Posted: Wed Mar 14, 2018 10:02 am
by Archibald
Thanks Sprite,

I was expecting anything that compiles for an Arduino should compile for the ESP32. I still think that should be the case (unless impossible due to hardware differences).

According to Wikipedia (here) in a standard library for C it should be tgamma, not gamma.
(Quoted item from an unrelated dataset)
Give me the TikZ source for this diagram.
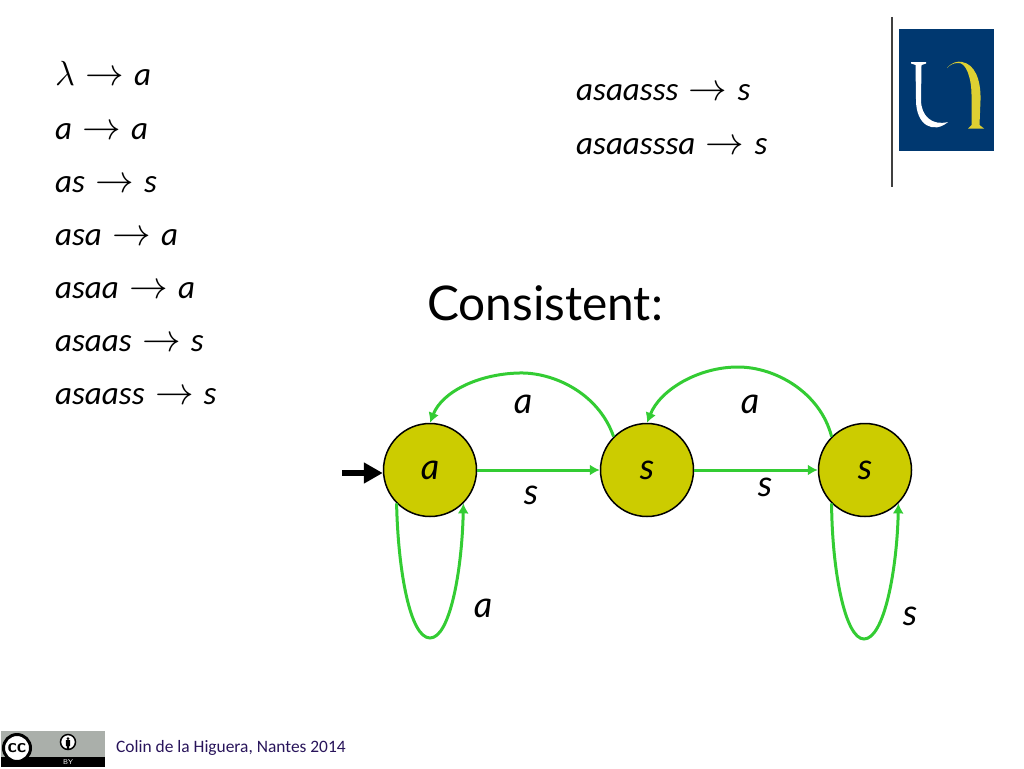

Re: Different kind of symbol

Posted: Thu Mar 15, 2018 12:13 am
by ESP_Angus
Archibald wrote: I was expecting anything that compiles for an Arduino should compile for the ESP32. I still think that should be the case (unless impossible due to hardware differences).
This is a reasonable expectation, but behind the scenes AVR Arduinos are using avrlibc and ESP32 is using newlib. So there will be some small differences, mostly things which are missing from the much more resource constrained AVRs. We can't easily remove these things, because we implement a superset of the AVR-based Arduino chips' functionality (for things like WiFi and RTOS interactions, among others.)
According to Wikipedia (here) in a standard library for C it should be tgamma, not gamma.
The man page for gamma(3) on Linux helpfully tells us:
CONFORMING TO
Because of historical variations in behavior across systems, this function is not specified in any recent standard. It was documented in SVID 2.
SVID is the System V Interface Definiton. So we can blame the original Unix for this behaviour!

Re: Different kind of symbol

Posted: Thu Mar 15, 2018 8:40 pm
by Archibald
Thanks for the information Angus.

I suggest we now treat this issue as closed.